Иногда на этой выставке, устроенной пожаром, ваш глаз увидит старый капор, который барыня надевает только, когда идет в баню, или какую-нибудь апокрифическую принадлежность костюма или утвари. Тогда этот банный капор, существование которого вы не подозревали, производит в ваших мыслях целый переворот. У этих «полированных лиц», живущих в бельэтаже, под «белыми жакетами» вы всегда подозревали сердце «каторжника», а этот банный капор убеждает нас, что под ними — «белыми жакетами» — тоже бывает сердце, способное к смущению и стыду.
Ноздрев, другие герои Гоголя — это те же выветрившиеся стекла, отливающие цветами радуги, те же истерзанные соломенные шляпы и стоптанные каблуки. А если бы их не было, как бы наша жизнь побледнела и потеряла свои краски.
— Что же ты, Иван Иванович, слова не скажешь? — обратился к Шишкину Потанин. — Ты, право, ныне еще более похож на монаха. Валаамская жизнь не прошла бесследно.
— Могу сказать одно, пейзажист — истинный художник, — отвечал тот, — он чувствует глубоко, чище. — Шишкин еще раз пригляделся к картине. Ахенбах ему был не по душе. Это о нем он скоро скажет в письме из-за границы: «Освальд Ахенбах недурен — белая каменная стена и по бокам деревья, особенно стена чертовски хороша; деревья просто мазаны, но ловко — и все-таки это бестолочь».
Споры продолжались на улице или дома, в кругу гостей художников. А их бывало немало. Увлеченные разговорами, не замечали, как наступала ночь. Иногда оставались ночевать у кого-либо в мастерской. Ночи были тихие, теплые.
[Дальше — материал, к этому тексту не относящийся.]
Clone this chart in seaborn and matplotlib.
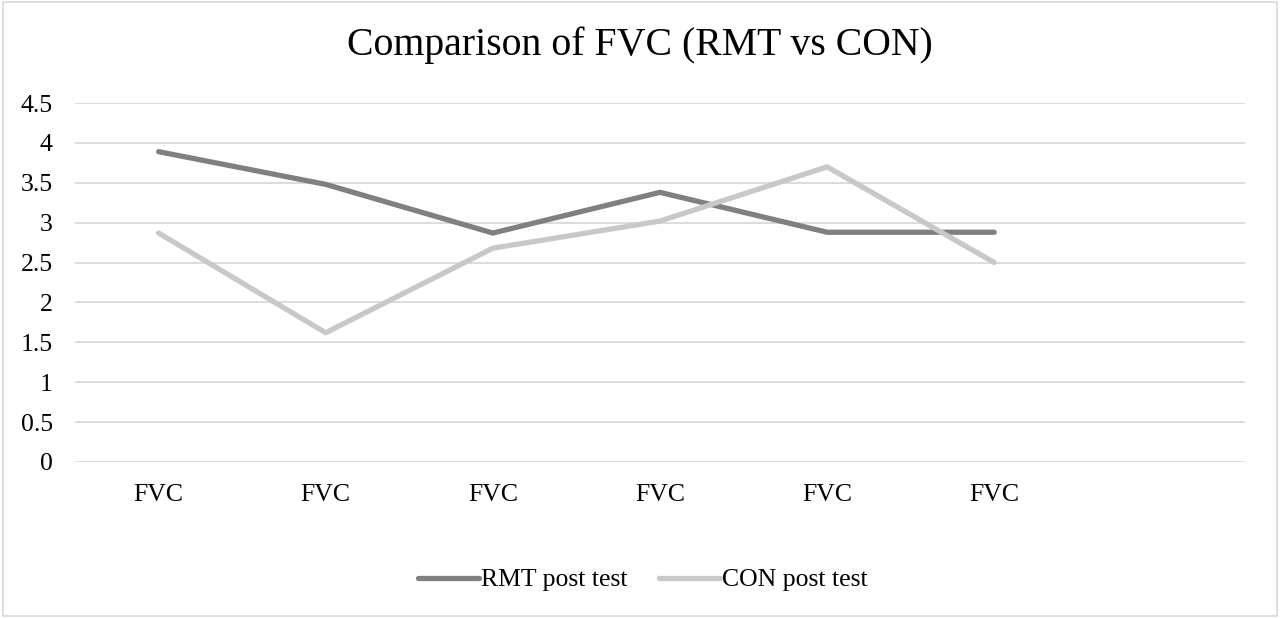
import pandas as pd
import matplotlib.pyplot as plt
import seaborn as sns

# data
categories = ["FVC", "FVC", "FVC", "FVC", "FVC", "FVC"]
rmt_post = [3.89, 3.48, 2.87, 3.38, 2.88, 2.88]
con_post = [2.87, 1.62, 2.68, 3.02, 3.70, 2.50]
series_names = ["RMT post test", "CON post test"]
yticks = [0, 0.5, 1, 1.5, 2, 2.5, 3, 3.5, 4, 4.5]

pos = list(range(len(categories)))
df = pd.DataFrame({
    "pos": pos * 2,
    "value": rmt_post + con_post,
    "series": [series_names[0]] * len(pos) + [series_names[1]] * len(pos),
})

sns.set_style("white")
plt.rcParams["font.family"] = ["Liberation Serif", "DejaVu Serif"]
plt.rcParams["text.color"] = "black"
plt.rcParams["xtick.color"] = "black"
plt.rcParams["ytick.color"] = "black"
plt.rcParams["lines.solid_capstyle"] = "round"

fig = plt.figure(figsize=(12.8, 6.18), dpi=100)
ax = fig.add_axes([75 / 1280, 1 - 462 / 618, 1170 / 1280, 359 / 618])

sns.lineplot(data=df, x="pos", y="value", hue="series",
             palette=["#808080", "#c8c8c8"], linewidth=3.8, ax=ax,
             legend=True)

ax.set_xlim(-0.5, 6.5)
ax.set_ylim(0, 4.5)
ax.set_yticks(yticks)
ax.set_yticklabels([f"{t:g}" for t in yticks], fontsize=18.5)
ax.set_xticks(pos)
ax.set_xticklabels(categories, fontsize=18.5)
ax.tick_params(axis="both", length=0)
ax.tick_params(axis="x", pad=16)
ax.tick_params(axis="y", pad=16)
ax.yaxis.grid(True, color="#d9d9d9", linewidth=1.3)
ax.set_axisbelow(True)
for s in ax.spines.values():
    s.set_visible(False)
ax.set_xlabel("")
ax.set_ylabel("")

ax.legend(loc="center", bbox_to_anchor=(643 / 1280, 1 - 580 / 618),
          bbox_transform=fig.transFigure, ncol=2, frameon=False,
          fontsize=18.5, handlelength=2.35, handletextpad=0.08,
          columnspacing=1.25)

fig.text(0.5, 1 - 45 / 618, "Comparison of FVC (RMT vs CON)",
         ha="center", va="center", fontsize=28.6)

# light border round the chart
fig.patches.append(plt.Rectangle((0.002, 0.003), 0.996, 0.994,
                                 transform=fig.transFigure, fill=False,
                                 edgecolor="#d9d9d9", linewidth=1.2))

fig.savefig("out.png", dpi=100)
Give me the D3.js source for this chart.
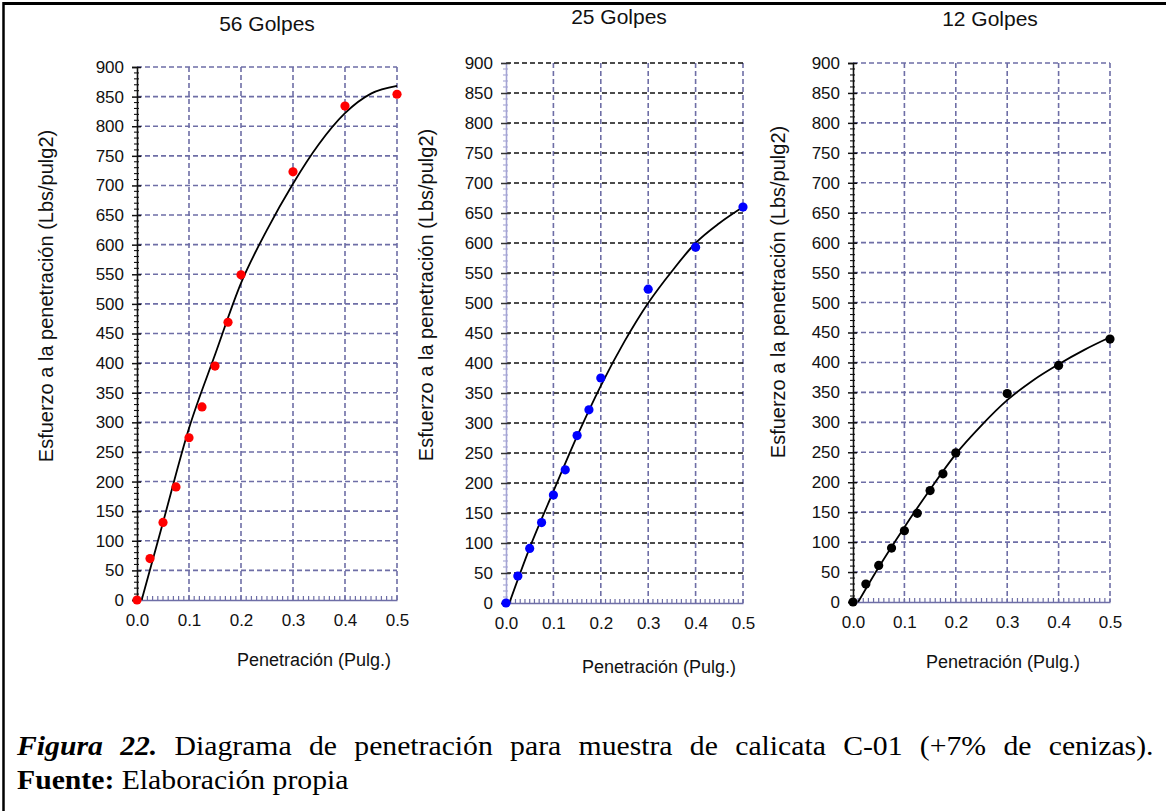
<!DOCTYPE html>
<html>
<head>
<meta charset="utf-8">
<script src="https://cdn.jsdelivr.net/npm/d3@7"></script>
<style>
  html, body { margin: 0; padding: 0; background: #fff; }
  svg { display: block; }
</style>
</head>
<body>
<svg id="chart" width="1166" height="811"></svg>
<script>
// ---------------- data ----------------
const penetration = [0, 0.025, 0.05, 0.075, 0.1, 0.125, 0.15, 0.175, 0.2, 0.3, 0.4, 0.5];
const stress56 = [0, 70, 131, 191, 274, 326, 395, 469, 549, 723, 834, 854];
const stress25 = [0, 45, 91, 134, 180, 222, 279, 322, 375, 523, 593, 660];
const stress12 = [0, 30, 61, 90, 119, 148, 186, 214, 249, 348, 395, 439];

// fitted curves
const fitX56 = [0.009, 0.05, 0.1, 0.15, 0.2, 0.25, 0.3, 0.35, 0.4, 0.45, 0.5];
const fitY56 = [0, 131, 290, 414, 535, 625, 703, 770, 822, 855, 868];
const fitX25 = [0.007, 0.05, 0.1, 0.15, 0.2, 0.25, 0.3, 0.35, 0.4, 0.45, 0.5];
const fitY25 = [0, 92, 186, 278, 362, 436, 500, 553, 600, 633, 660];
const fitX12 = [0.01, 0.05, 0.1, 0.15, 0.2, 0.25, 0.3, 0.35, 0.4, 0.45, 0.5];
const fitY12 = [0, 58, 125, 188, 247, 295, 337, 370, 397, 421, 442];

const titles = ["56 Golpes", "25 Golpes", "12 Golpes"];
const xTickValues = [0, 0.1, 0.2, 0.3, 0.4, 0.5];
const yTickValues = [0, 50, 100, 150, 200, 250, 300, 350, 400, 450, 500, 550, 600, 650, 700, 750, 800, 850, 900];
const xLabel = "Penetración (Pulg.)";
const yLabel = "Esfuerzo a la penetración (Lbs/pulg2)";
const captionBold = "Figura 22.";
const captionText = " Diagrama de penetración para muestra de calicata C-01 (+7% de cenizas).";
const sourceBold = "Fuente:";
const sourceText = " Elaboración propia";

// ---------------- layout ----------------
const GRID = "#6e6ea6";
const panels = [
  { title: titles[0], xs: penetration, ys: stress56, fx: fitX56, fy: fitY56, color: "#ff0000",
    x0: 137, x1: 397, yTop: 67, yBot: 600, titleX: 267, titleY: 31, xlX: 314, xlY: 666, ylX: 46, ylY: 296,
    hGrid: GRID, yAxisColor: "#111" },
  { title: titles[1], xs: penetration, ys: stress25, fx: fitX25, fy: fitY25, color: "#0000ff",
    x0: 506, x1: 743, yTop: 63, yBot: 603, titleX: 619, titleY: 24, xlX: 659, xlY: 673, ylX: 426, ylY: 295,
    hGrid: "#111", yAxisColor: "#a4a4d4" },
  { title: titles[2], xs: penetration, ys: stress12, fx: fitX12, fy: fitY12, color: "#000000",
    x0: 853, x1: 1110, yTop: 63, yBot: 602, titleX: 990, titleY: 26, xlX: 1003, xlY: 668, ylX: 778, ylY: 292,
    hGrid: GRID, yAxisColor: "#111" }
];

const svg = d3.select("#chart");
const FONT = "'Liberation Sans', Arial, sans-serif";

// outer frame (top and left borders)
svg.append("line").attr("x1", 3).attr("x2", 1166).attr("y1", 3.5).attr("y2", 3.5)
  .attr("stroke", "#000").attr("stroke-width", 3);
svg.append("line").attr("x1", 3.5).attr("x2", 3.5).attr("y1", 2).attr("y2", 811)
  .attr("stroke", "#000").attr("stroke-width", 2.5);

panels.forEach(p => {
  const x = d3.scaleLinear().domain([0, 0.5]).range([p.x0, p.x1]);
  const y = d3.scaleLinear().domain([0, 900]).range([p.yBot, p.yTop]);
  const g = svg.append("g");

  // vertical grid lines
  g.append("g").selectAll("line").data(xTickValues.filter(d => d > 0)).join("line")
    .attr("x1", d => x(d)).attr("x2", d => x(d))
    .attr("y1", y(900)).attr("y2", y(0))
    .attr("stroke", GRID).attr("stroke-width", 1.6).attr("stroke-dasharray", "5,3");

  // horizontal grid lines
  g.append("g").selectAll("line").data(yTickValues.filter(d => d > 0)).join("line")
    .attr("x1", x(0)).attr("x2", x(0.5))
    .attr("y1", d => y(d)).attr("y2", d => y(d))
    .attr("stroke", p.hGrid).attr("stroke-width", 1.6).attr("stroke-dasharray", "5,3");

  // x axis (bottom)
  const xAxis = d3.axisBottom(x).tickValues(xTickValues).tickFormat(d3.format(".1f")).tickSize(0).tickPadding(14);
  const gx = g.append("g").attr("transform", `translate(0,${p.yBot})`).call(xAxis);
  gx.select(".domain").attr("stroke", GRID).attr("stroke-width", 1.6);
  gx.selectAll("text").attr("font-family", FONT).attr("font-size", 17).attr("fill", "#111");
  // x minor ticks (inside)
  const xMinor = d3.scaleLinear().domain([0, 0.5]).ticks(50);
  g.append("g").selectAll("line").data(xMinor).join("line")
    .attr("x1", d => x(d)).attr("x2", d => x(d))
    .attr("y1", p.yBot).attr("y2", p.yBot - 4)
    .attr("stroke", GRID).attr("stroke-width", 1.2);

  // y axis (left)
  const yAxis = d3.axisLeft(y).tickValues(yTickValues).tickSize(5).tickPadding(8);
  const gy = g.append("g").attr("transform", `translate(${p.x0},0)`).call(yAxis);
  gy.select(".domain").attr("stroke", p.yAxisColor).attr("stroke-width", 1.6);
  gy.selectAll(".tick line").attr("stroke", p.yAxisColor === "#111" ? "#111" : "#333").attr("stroke-width", 1.5)
    .attr("x1", 4);
  gy.selectAll("text").attr("font-family", FONT).attr("font-size", 17).attr("fill", "#111");
  // y minor ticks
  const yMinor = y.ticks(90).filter(d => d % 50 !== 0);
  g.append("g").selectAll("line").data(yMinor).join("line")
    .attr("x1", p.x0 - 3).attr("x2", p.x0 + 2)
    .attr("y1", d => y(d)).attr("y2", d => y(d))
    .attr("stroke", p.yAxisColor).attr("stroke-width", 1.1);

  // fitted curve
  const fitData = p.fx.map((v, i) => [v, p.fy[i]]);
  g.append("path").datum(fitData)
    .attr("d", d3.line().x(d => x(d[0])).y(d => y(d[1])).curve(d3.curveMonotoneX))
    .attr("fill", "none").attr("stroke", "#000").attr("stroke-width", 1.8);

  // points
  g.append("g").selectAll("circle").data(p.xs.map((v, i) => [v, p.ys[i]])).join("circle")
    .attr("cx", d => x(d[0])).attr("cy", d => y(d[1])).attr("r", 4.6)
    .attr("fill", p.color);

  // titles and labels
  svg.append("text").attr("x", p.titleX).attr("y", p.titleY).attr("text-anchor", "middle")
    .attr("font-family", FONT).attr("font-size", 21).attr("fill", "#111").text(p.title);
  svg.append("text").attr("x", p.xlX).attr("y", p.xlY).attr("text-anchor", "middle")
    .attr("font-family", FONT).attr("font-size", 18).attr("fill", "#111").text(xLabel);
  svg.append("text").attr("transform", `translate(${p.ylX},${p.ylY}) rotate(-90)`)
    .attr("text-anchor", "middle").attr("dominant-baseline", "central")
    .attr("font-family", FONT).attr("font-size", 20).attr("fill", "#111").text(yLabel);
});

// caption
const SERIF = "'Liberation Serif', 'Times New Roman', serif";
const cap = svg.append("text").attr("transform", "translate(17,755) scale(1.1,1)")
  .attr("font-family", SERIF).attr("font-size", 27)
  .attr("word-spacing", 9).attr("fill", "#000");
cap.append("tspan").attr("font-weight", "bold").attr("font-style", "italic").text(captionBold);
cap.append("tspan").text(captionText);
const src = svg.append("text").attr("transform", "translate(17,789) scale(1.1,1)")
  .attr("font-family", SERIF).attr("font-size", 27).attr("fill", "#000");
src.append("tspan").attr("font-weight", "bold").text(sourceBold);
src.append("tspan").text(sourceText);
</script>
</body>
</html>
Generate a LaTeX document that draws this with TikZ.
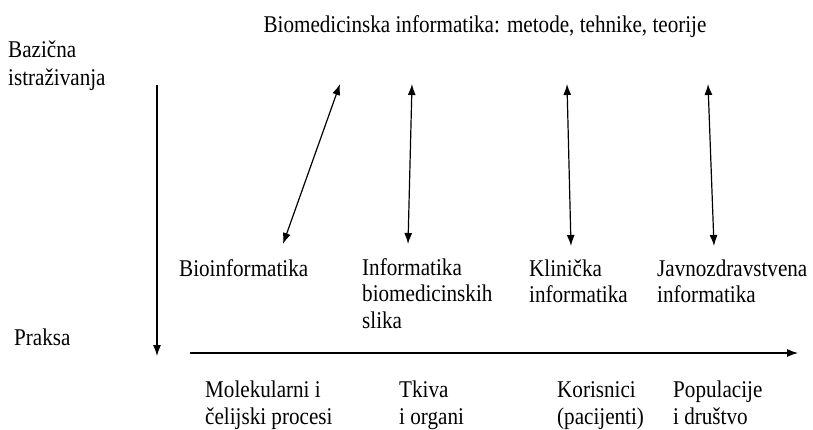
\documentclass[tikz,border=0pt]{standalone}
\usepackage{fontspec}
\setmainfont{Liberation Serif}[FakeStretch=0.88]
\usetikzlibrary{arrows.meta}
\begin{document}
\begin{tikzpicture}[x=1pt,y=-1pt,
  lbl/.style={anchor=base west, inner sep=0pt, align=left, font=\fontsize{24}{26.5}\selectfont},
  tip/.tip={Latex[length=11pt,width=8pt]},
  arr/.style={line width=1.2pt, -tip},
  darr/.style={line width=1.2pt, tip-tip}]
\useasboundingbox (0,0) rectangle (813,430);
\node[lbl, anchor=base] (title) at (485,33) {Biomedicinska informatika: metode, tehnike, teorije};
\node[lbl, font=\fontsize{24}{28}\selectfont] (baz) at (8,86) {Bazična\\istraživanja};
\node[lbl] (praksa) at (14,345) {Praksa};
\coordinate (vtop) at (157,85);
\coordinate (vbot) at (157,356);
\draw[arr] (vtop) -- (vbot);
\coordinate (hl) at (190,353);
\coordinate (hr) at (798,353);
\draw[arr] (hl) -- (hr);
\node[lbl] (bio) at (179,276) {Bioinformatika};
\node[lbl] (img) at (362,328) {Informatika\\biomedicinskih\\slika};
\node[lbl] (klin) at (529,302.5) {Klinička\\informatika};
\node[lbl] (javn) at (657,302.5) {Javnozdravstvena\\informatika};
\node[lbl] (mol) at (205,424) {Molekularni i\\čelijski procesi};
\node[lbl] (tk) at (399,424) {Tkiva\\i organi};
\node[lbl] (kor) at (557,424) {Korisnici\\(pacijenti)};
\node[lbl] (pop) at (673,424) {Populacije\\i društvo};
\coordinate (a1t) at (340,84); \coordinate (a1b) at (283,244);
\coordinate (a2t) at (412,84); \coordinate (a2b) at (408,244);
\coordinate (a3t) at (567,84); \coordinate (a3b) at (571,246);
\coordinate (a4t) at (708,84); \coordinate (a4b) at (714,246);
\draw[darr] (a1b) -- (a1t);
\draw[darr] (a2b) -- (a2t);
\draw[darr] (a3b) -- (a3t);
\draw[darr] (a4b) -- (a4t);
\end{tikzpicture}
\end{document}
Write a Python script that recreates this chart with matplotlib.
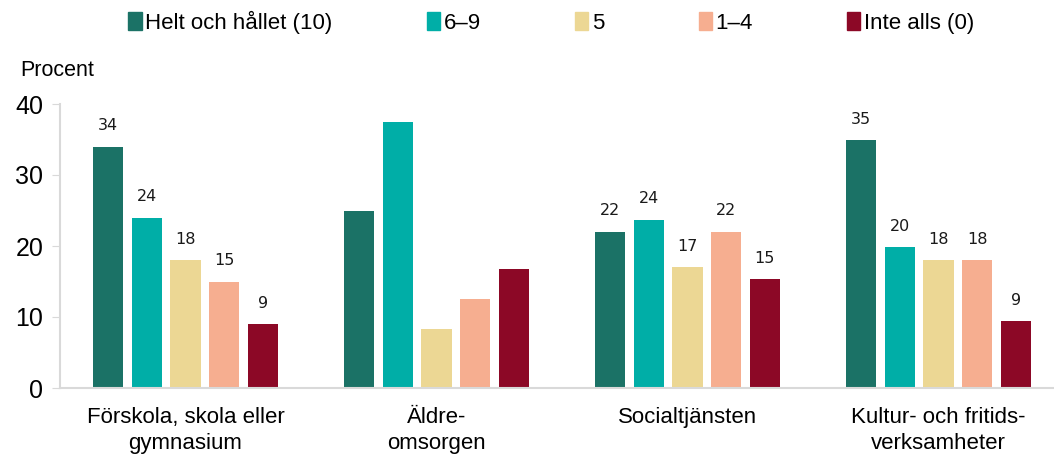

И даже лежа продолжали беседу.
В тот год Шишкин часто виделся с Валерием Якоби, с которым ему вскоре предстояло ехать за границу. Они были почти земляками. Якоби родился в деревне Кудряково Лаишевского уезда Казанской губернии. Живой, остроумный собеседник, он был неплохим рассказчиком и частенько с юмором говорил о своей жизни в Симбирске и Казани.